Problem details: From the first line of the data below through the line bearing "import * as echarts from 'echarts';", reproduce each line exactly; do not include pictures.

:: Recorded data ::

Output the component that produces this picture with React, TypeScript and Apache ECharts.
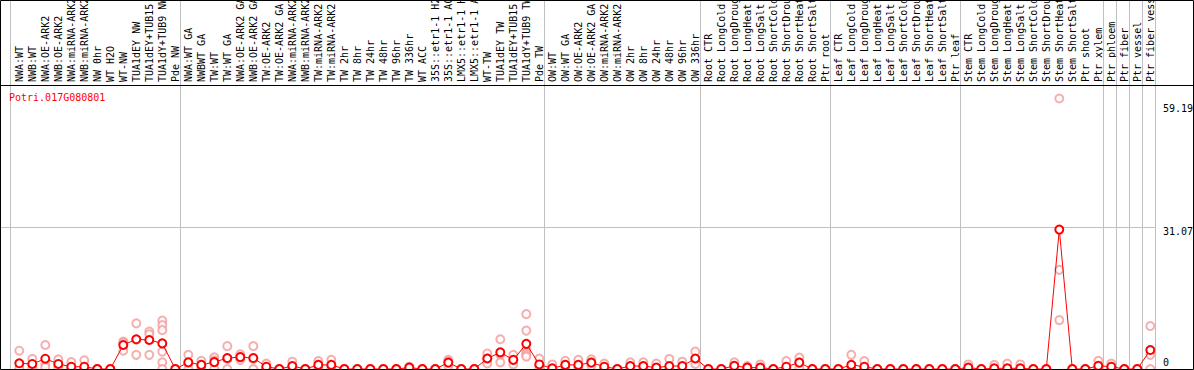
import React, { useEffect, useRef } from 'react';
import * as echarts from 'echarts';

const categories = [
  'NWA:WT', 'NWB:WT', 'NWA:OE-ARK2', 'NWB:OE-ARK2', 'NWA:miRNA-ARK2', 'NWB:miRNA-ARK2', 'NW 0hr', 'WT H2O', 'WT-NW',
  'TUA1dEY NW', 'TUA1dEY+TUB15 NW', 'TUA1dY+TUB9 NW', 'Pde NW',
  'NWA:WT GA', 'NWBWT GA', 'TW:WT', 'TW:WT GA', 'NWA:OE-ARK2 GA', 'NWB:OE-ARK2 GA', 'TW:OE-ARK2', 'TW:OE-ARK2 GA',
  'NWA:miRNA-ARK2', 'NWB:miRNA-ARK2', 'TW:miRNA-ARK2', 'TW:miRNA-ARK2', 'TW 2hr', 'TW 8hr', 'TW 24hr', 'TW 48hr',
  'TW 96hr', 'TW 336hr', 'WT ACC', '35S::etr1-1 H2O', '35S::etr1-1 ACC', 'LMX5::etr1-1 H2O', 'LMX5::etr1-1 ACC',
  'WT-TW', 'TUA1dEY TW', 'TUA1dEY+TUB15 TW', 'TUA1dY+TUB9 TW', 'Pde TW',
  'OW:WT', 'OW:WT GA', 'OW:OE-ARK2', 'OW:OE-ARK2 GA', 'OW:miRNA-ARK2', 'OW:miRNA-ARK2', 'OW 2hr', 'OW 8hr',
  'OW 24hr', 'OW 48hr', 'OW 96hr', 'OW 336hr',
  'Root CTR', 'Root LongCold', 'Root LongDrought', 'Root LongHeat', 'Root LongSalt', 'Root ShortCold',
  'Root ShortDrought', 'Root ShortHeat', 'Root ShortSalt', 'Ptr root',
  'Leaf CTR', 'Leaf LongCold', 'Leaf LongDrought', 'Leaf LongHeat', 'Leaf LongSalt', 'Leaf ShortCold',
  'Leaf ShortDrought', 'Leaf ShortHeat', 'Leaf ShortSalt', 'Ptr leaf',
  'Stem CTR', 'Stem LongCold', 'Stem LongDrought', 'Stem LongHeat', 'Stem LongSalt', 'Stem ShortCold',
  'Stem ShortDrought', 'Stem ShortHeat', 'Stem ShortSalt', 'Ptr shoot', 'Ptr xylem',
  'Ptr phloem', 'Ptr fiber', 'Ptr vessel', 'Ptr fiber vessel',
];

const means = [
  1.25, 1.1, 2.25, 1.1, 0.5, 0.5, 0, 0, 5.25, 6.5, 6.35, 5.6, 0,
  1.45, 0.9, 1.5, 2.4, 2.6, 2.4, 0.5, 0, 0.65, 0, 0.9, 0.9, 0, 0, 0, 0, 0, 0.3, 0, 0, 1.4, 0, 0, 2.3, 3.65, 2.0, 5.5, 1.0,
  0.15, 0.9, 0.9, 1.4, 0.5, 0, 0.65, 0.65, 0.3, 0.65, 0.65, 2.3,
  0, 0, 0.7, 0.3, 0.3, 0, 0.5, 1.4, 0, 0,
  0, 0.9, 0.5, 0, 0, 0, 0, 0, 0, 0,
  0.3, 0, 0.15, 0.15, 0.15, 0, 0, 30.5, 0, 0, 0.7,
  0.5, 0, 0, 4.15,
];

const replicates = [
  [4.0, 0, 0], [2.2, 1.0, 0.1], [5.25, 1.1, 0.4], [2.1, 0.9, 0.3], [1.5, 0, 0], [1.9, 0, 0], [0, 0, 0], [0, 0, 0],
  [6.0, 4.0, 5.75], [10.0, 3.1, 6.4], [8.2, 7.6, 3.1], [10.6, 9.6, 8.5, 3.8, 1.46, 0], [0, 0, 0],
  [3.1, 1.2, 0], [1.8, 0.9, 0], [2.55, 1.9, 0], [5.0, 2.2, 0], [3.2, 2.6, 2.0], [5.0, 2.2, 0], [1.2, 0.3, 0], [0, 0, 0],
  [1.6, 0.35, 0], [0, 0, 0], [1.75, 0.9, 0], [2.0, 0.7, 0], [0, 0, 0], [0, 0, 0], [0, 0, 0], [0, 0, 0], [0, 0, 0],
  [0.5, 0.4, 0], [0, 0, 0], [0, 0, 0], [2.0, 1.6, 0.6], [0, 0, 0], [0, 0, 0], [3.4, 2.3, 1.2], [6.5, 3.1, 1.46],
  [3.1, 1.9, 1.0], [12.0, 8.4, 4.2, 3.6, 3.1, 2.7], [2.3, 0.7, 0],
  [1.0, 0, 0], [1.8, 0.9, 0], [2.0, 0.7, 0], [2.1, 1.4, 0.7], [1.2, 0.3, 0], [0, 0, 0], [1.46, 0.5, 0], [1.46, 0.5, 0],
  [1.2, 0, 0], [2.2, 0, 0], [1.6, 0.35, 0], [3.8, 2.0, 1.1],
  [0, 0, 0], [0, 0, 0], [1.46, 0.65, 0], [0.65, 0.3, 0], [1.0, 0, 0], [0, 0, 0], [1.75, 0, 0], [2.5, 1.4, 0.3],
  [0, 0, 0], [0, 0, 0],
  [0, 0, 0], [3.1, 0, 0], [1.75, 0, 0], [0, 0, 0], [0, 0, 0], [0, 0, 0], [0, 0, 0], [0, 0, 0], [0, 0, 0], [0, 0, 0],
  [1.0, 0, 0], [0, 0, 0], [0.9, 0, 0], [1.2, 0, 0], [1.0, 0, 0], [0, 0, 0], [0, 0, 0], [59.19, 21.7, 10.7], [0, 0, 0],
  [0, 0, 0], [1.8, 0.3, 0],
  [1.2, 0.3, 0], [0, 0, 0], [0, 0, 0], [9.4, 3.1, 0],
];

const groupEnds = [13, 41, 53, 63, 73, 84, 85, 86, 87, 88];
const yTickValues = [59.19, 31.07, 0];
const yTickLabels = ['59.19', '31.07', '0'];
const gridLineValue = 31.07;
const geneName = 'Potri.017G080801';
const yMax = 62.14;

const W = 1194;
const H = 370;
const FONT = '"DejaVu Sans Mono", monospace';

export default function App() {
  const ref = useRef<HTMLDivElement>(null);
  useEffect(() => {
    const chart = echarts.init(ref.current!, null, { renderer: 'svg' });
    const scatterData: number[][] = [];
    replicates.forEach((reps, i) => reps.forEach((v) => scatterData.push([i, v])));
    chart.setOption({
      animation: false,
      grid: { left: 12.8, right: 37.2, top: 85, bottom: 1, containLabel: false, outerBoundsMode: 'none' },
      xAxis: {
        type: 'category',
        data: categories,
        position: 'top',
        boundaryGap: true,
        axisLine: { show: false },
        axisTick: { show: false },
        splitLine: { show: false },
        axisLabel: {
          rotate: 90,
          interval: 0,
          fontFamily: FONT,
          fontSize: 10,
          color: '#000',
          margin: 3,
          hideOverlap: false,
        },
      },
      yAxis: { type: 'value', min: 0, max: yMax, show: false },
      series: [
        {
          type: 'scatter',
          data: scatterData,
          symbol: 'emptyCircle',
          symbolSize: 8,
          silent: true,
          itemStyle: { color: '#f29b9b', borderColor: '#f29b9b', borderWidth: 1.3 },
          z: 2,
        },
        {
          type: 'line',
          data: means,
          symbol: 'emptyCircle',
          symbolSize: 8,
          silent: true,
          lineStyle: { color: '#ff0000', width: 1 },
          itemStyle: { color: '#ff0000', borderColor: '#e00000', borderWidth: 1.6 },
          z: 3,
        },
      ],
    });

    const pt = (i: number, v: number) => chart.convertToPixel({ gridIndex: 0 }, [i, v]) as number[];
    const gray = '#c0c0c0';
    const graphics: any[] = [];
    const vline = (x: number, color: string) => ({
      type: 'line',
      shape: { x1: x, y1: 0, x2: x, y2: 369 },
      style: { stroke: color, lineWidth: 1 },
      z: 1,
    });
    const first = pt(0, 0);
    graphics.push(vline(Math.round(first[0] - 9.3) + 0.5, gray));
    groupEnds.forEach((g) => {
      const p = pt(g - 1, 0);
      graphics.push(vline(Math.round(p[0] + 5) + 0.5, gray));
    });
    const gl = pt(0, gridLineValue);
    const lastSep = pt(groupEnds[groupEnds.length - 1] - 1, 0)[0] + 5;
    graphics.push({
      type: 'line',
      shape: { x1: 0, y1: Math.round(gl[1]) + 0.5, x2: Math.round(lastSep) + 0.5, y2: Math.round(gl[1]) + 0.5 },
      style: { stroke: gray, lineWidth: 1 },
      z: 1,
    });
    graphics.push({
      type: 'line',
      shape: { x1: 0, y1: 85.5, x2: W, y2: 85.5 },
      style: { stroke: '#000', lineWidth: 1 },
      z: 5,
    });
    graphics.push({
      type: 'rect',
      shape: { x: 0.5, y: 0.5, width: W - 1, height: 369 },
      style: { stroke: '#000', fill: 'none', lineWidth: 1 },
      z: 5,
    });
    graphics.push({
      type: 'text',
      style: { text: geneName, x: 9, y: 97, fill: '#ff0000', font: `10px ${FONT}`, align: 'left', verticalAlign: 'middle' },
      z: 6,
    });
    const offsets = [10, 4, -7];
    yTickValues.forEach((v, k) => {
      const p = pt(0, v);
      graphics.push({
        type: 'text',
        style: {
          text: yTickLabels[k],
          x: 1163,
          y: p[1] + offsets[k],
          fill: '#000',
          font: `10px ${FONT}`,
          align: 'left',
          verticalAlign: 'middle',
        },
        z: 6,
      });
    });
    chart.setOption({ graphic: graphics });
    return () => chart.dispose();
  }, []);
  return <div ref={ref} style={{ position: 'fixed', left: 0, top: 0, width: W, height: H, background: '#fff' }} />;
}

:::

Right answer:
Output the component that produces this picture with React, TypeScript and Apache ECharts.
import React, { useEffect, useRef } from 'react';
import * as echarts from 'echarts';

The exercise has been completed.